• [Problem to solve]: Repeat the lines exactly from the line that contains "Write a Python" through the line that contains "ax.spines['left'].set_linewidth(0.9)"; leave images out and add nothing.

• [Given entries]:
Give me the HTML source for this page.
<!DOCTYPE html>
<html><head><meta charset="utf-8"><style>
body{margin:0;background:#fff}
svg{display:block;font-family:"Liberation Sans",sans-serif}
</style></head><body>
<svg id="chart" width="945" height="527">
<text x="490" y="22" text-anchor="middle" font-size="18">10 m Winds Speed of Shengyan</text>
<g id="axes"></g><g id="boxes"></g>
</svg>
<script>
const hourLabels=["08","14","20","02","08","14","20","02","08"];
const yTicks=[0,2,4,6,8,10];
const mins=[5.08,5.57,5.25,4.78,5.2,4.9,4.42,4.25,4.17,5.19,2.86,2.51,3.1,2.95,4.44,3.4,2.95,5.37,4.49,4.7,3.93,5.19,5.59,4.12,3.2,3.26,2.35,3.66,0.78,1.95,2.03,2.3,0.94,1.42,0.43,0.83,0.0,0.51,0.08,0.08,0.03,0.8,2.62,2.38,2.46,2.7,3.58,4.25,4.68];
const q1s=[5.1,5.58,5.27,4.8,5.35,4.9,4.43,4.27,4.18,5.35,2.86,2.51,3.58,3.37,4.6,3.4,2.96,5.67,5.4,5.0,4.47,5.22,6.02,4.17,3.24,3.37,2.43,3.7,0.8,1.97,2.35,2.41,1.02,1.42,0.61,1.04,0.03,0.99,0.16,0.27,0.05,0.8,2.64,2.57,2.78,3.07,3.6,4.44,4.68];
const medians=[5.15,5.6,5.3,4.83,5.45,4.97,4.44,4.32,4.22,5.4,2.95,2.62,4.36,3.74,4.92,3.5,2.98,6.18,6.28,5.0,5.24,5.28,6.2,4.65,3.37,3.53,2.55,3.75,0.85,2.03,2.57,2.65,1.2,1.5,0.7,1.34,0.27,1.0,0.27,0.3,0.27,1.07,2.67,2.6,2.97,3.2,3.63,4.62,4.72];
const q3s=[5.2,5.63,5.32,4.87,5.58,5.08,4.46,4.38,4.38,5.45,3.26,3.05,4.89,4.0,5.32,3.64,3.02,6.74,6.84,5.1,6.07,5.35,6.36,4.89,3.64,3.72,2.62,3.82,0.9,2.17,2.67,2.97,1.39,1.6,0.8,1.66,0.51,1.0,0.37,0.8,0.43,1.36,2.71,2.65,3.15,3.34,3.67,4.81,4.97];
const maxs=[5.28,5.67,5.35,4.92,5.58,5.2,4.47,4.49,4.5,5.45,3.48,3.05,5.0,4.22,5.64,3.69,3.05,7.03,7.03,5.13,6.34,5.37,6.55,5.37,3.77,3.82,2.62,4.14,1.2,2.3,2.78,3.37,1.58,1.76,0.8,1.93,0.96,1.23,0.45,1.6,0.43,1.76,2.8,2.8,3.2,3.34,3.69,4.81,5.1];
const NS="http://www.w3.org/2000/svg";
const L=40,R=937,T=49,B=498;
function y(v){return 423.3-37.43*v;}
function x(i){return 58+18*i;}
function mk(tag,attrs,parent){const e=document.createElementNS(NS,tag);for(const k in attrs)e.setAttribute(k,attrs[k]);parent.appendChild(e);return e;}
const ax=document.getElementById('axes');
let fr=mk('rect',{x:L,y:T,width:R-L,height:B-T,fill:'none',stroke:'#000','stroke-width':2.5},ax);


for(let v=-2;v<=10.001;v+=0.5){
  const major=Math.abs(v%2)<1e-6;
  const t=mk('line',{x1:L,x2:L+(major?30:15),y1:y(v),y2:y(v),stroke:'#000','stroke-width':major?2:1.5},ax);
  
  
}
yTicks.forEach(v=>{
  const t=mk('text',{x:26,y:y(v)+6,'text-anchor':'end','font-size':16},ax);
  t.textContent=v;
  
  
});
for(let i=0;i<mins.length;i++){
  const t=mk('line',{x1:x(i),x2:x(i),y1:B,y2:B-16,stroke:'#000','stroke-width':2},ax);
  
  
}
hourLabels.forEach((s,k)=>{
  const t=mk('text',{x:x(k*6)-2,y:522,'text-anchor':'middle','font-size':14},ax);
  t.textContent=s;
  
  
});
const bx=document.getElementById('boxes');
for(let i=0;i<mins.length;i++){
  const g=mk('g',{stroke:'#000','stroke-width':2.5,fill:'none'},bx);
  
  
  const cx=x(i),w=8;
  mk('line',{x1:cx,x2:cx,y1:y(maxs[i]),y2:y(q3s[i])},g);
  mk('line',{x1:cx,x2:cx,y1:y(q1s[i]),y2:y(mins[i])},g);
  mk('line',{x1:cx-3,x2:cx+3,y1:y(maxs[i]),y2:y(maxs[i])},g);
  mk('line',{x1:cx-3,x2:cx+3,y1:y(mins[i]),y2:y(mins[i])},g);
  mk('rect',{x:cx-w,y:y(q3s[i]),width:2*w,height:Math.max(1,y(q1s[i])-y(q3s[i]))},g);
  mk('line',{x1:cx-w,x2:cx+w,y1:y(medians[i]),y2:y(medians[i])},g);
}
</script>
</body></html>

* * *

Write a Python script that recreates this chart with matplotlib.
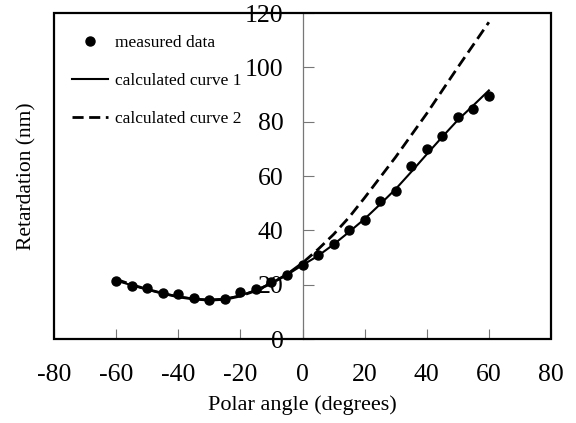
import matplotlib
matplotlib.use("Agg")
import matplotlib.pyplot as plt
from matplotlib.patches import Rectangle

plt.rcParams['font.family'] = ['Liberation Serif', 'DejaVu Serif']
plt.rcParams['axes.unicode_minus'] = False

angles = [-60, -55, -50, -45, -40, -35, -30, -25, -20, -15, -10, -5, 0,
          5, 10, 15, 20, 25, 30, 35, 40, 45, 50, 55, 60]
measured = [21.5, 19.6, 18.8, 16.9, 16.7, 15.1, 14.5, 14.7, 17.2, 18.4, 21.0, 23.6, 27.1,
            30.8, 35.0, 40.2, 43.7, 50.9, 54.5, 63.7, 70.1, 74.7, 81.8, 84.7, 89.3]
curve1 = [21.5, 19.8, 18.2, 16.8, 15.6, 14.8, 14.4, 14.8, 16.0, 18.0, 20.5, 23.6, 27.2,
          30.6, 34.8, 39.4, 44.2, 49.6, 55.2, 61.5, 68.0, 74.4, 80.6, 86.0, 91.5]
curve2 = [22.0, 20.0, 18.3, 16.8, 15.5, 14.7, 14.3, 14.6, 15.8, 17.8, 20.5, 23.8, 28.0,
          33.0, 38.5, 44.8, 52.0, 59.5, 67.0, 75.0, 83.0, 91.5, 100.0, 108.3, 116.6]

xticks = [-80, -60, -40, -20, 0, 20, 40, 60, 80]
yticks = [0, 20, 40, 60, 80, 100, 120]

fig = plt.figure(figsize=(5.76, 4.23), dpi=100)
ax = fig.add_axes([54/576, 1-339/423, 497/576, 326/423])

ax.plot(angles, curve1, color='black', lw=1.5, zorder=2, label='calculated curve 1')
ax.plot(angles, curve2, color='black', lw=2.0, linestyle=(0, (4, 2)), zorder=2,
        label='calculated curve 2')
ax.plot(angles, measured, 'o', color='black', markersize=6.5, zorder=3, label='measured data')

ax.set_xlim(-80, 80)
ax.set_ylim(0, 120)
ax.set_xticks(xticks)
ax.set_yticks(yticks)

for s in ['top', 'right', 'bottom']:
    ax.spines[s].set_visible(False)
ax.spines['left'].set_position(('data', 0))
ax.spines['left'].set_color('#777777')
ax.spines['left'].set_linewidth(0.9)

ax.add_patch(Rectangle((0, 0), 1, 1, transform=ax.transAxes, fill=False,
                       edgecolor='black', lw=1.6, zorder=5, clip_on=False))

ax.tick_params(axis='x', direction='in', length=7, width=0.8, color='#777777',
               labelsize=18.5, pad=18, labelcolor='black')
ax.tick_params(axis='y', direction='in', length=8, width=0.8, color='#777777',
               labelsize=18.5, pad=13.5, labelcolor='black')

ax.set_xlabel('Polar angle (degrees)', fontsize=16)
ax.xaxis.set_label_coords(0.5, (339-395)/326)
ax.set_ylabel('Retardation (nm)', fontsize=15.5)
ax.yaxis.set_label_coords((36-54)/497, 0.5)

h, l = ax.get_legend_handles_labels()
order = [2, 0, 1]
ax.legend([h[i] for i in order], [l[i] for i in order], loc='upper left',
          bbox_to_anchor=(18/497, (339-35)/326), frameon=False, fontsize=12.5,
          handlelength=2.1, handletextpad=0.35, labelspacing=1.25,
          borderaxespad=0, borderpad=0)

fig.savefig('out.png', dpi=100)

* * *

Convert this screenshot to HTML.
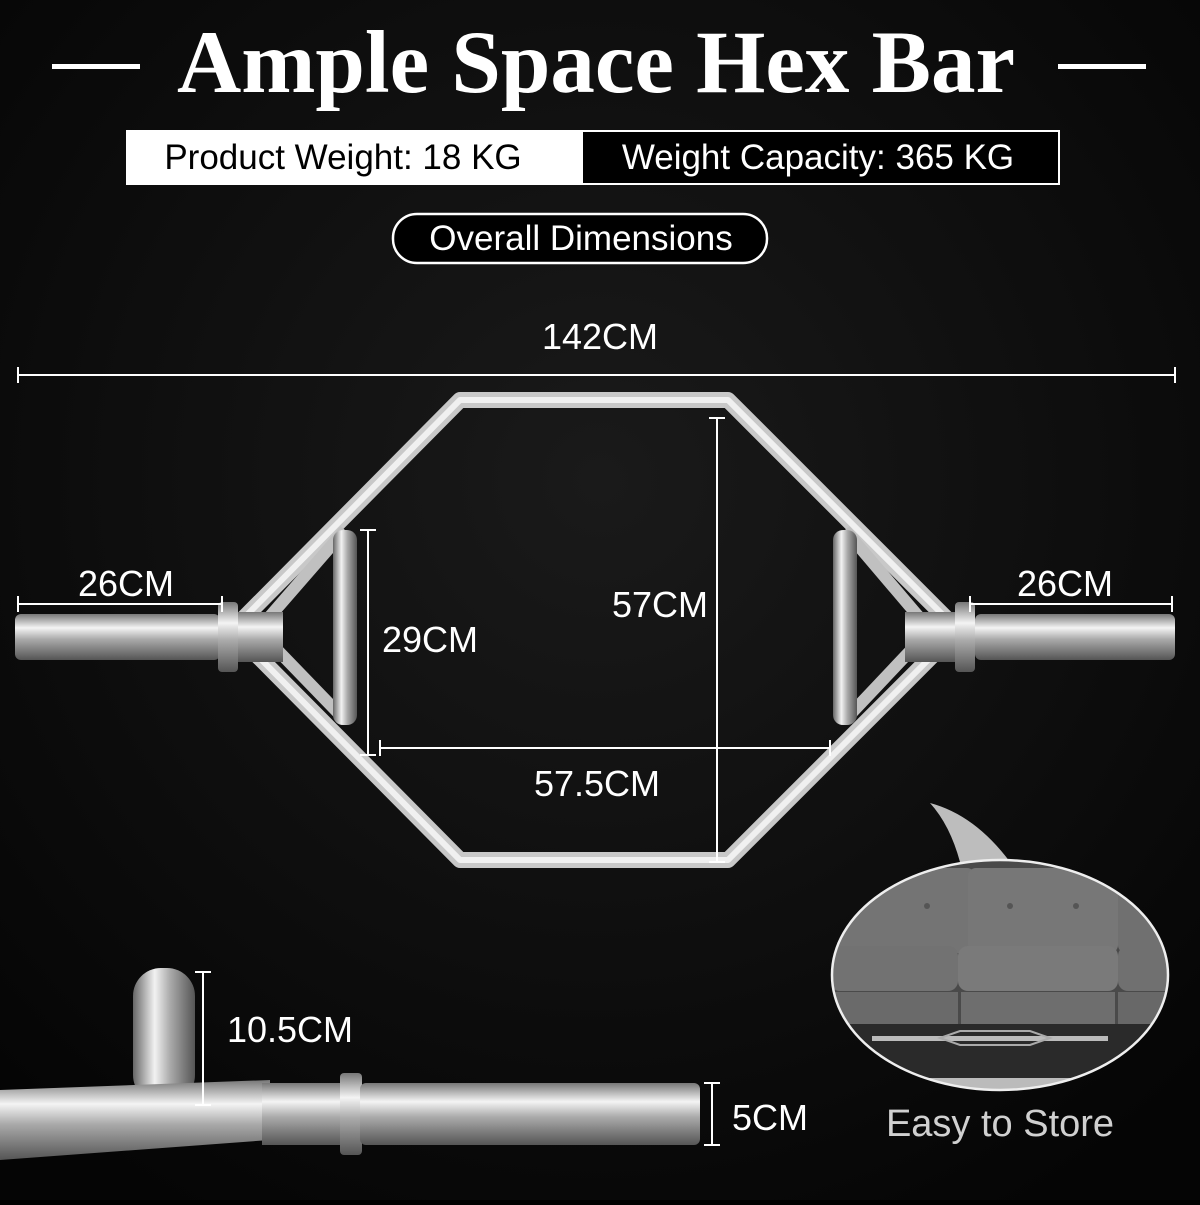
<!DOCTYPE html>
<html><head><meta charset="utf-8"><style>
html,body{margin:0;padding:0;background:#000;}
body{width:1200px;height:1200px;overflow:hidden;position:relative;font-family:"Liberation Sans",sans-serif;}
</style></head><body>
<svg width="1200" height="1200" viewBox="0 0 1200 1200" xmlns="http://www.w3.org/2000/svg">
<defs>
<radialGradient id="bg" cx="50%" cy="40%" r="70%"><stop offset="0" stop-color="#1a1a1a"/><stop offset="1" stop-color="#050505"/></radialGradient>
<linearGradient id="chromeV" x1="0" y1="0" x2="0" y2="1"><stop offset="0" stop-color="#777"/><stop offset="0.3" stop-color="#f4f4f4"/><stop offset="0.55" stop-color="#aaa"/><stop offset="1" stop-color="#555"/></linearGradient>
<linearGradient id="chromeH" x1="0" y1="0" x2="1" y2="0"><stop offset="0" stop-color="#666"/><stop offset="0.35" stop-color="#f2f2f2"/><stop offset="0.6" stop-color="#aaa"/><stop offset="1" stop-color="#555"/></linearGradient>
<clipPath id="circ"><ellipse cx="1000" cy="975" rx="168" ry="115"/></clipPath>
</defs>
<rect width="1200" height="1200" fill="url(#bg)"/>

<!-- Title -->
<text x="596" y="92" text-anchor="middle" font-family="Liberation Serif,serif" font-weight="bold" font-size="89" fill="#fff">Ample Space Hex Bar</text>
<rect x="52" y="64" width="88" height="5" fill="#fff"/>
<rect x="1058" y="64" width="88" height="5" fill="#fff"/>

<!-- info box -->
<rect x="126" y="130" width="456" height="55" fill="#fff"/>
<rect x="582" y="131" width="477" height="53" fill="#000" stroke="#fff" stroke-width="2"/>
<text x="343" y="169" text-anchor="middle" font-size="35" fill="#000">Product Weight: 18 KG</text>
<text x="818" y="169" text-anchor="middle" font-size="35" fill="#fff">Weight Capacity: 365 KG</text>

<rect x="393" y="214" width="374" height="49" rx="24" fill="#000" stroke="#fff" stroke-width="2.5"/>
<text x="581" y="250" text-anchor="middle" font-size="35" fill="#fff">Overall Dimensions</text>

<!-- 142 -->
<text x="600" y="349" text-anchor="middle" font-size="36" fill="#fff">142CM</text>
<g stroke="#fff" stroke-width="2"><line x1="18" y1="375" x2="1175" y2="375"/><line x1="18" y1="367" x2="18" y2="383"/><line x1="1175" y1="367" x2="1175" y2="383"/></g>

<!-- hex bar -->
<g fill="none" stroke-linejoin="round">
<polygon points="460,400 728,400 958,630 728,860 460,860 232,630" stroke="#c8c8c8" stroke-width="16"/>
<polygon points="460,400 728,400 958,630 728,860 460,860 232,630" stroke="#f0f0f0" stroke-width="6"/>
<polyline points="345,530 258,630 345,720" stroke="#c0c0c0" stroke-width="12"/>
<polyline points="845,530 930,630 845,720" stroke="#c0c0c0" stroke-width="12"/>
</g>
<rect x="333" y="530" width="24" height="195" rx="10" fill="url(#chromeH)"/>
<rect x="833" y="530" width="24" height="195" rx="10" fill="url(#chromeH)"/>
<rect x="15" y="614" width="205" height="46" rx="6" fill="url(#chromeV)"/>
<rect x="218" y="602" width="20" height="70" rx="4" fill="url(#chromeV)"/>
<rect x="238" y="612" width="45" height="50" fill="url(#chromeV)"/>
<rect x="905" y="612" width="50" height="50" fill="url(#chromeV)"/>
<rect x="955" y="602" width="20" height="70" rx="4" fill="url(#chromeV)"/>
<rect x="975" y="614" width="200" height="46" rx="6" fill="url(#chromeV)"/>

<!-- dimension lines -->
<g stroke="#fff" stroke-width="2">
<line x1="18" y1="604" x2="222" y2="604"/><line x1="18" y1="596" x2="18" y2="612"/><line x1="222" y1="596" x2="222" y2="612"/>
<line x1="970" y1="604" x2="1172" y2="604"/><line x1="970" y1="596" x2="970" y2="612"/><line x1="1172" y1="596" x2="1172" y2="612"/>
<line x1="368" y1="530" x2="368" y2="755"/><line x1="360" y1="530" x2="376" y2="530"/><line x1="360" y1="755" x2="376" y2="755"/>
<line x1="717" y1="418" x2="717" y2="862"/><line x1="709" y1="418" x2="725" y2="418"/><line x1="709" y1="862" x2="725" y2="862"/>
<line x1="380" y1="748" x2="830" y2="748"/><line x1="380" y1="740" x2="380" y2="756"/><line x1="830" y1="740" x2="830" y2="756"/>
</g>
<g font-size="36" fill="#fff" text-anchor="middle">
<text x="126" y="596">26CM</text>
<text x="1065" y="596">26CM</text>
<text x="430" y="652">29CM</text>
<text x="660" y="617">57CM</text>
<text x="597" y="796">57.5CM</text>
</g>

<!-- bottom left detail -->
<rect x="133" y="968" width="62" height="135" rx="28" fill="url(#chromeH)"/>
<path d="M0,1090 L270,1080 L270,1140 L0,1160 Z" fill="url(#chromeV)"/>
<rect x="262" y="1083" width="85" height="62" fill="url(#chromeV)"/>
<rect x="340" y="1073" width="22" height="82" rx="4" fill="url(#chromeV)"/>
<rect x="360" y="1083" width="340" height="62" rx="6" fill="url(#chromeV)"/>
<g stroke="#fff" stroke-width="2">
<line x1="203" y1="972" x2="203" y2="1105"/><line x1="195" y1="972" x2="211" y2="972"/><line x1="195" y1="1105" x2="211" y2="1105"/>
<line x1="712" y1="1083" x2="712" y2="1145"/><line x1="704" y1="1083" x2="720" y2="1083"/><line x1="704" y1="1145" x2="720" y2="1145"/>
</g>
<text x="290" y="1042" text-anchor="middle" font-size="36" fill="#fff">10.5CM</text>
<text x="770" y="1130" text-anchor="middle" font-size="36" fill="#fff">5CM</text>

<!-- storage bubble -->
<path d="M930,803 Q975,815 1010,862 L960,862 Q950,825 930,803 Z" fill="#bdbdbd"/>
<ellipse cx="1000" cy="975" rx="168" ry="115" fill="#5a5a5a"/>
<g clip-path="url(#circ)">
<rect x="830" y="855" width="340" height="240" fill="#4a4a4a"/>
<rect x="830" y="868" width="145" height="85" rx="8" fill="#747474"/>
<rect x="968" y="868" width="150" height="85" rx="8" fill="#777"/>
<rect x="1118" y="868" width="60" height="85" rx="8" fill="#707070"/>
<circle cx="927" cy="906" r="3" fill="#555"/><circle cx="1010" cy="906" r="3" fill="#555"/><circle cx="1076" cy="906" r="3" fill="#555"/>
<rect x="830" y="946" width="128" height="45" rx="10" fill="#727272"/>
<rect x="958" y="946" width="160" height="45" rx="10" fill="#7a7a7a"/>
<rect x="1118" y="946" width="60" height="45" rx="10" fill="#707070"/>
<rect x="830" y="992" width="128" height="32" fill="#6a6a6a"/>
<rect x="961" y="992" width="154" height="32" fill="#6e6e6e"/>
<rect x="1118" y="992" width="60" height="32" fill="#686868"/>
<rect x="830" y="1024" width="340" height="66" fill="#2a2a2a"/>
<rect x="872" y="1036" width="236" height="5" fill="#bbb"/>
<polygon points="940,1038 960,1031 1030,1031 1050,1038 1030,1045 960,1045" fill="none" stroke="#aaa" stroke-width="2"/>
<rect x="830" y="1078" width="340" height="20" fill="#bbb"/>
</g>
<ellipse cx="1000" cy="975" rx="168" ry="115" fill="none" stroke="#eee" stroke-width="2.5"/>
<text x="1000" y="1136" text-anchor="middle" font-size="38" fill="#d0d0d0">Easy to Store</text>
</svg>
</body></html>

• [Task result]:
Write a Python script that recreates this chart with matplotlib.
import matplotlib
matplotlib.use("Agg")
import matplotlib.pyplot as plt
from matplotlib.patches import Rectangle

plt.rcParams['font.family'] = ['Liberation Serif', 'DejaVu Serif']
plt.rcParams['axes.unicode_minus'] = False

angles = [-60, -55, -50, -45, -40, -35, -30, -25, -20, -15, -10, -5, 0,
          5, 10, 15, 20, 25, 30, 35, 40, 45, 50, 55, 60]
measured = [21.5, 19.6, 18.8, 16.9, 16.7, 15.1, 14.5, 14.7, 17.2, 18.4, 21.0, 23.6, 27.1,
            30.8, 35.0, 40.2, 43.7, 50.9, 54.5, 63.7, 70.1, 74.7, 81.8, 84.7, 89.3]
curve1 = [21.5, 19.8, 18.2, 16.8, 15.6, 14.8, 14.4, 14.8, 16.0, 18.0, 20.5, 23.6, 27.2,
          30.6, 34.8, 39.4, 44.2, 49.6, 55.2, 61.5, 68.0, 74.4, 80.6, 86.0, 91.5]
curve2 = [22.0, 20.0, 18.3, 16.8, 15.5, 14.7, 14.3, 14.6, 15.8, 17.8, 20.5, 23.8, 28.0,
          33.0, 38.5, 44.8, 52.0, 59.5, 67.0, 75.0, 83.0, 91.5, 100.0, 108.3, 116.6]

xticks = [-80, -60, -40, -20, 0, 20, 40, 60, 80]
yticks = [0, 20, 40, 60, 80, 100, 120]

fig = plt.figure(figsize=(5.76, 4.23), dpi=100)
ax = fig.add_axes([54/576, 1-339/423, 497/576, 326/423])

ax.plot(angles, curve1, color='black', lw=1.5, zorder=2, label='calculated curve 1')
ax.plot(angles, curve2, color='black', lw=2.0, linestyle=(0, (4, 2)), zorder=2,
        label='calculated curve 2')
ax.plot(angles, measured, 'o', color='black', markersize=6.5, zorder=3, label='measured data')

ax.set_xlim(-80, 80)
ax.set_ylim(0, 120)
ax.set_xticks(xticks)
ax.set_yticks(yticks)

for s in ['top', 'right', 'bottom']:
    ax.spines[s].set_visible(False)
ax.spines['left'].set_position(('data', 0))
ax.spines['left'].set_color('#777777')
ax.spines['left'].set_linewidth(0.9)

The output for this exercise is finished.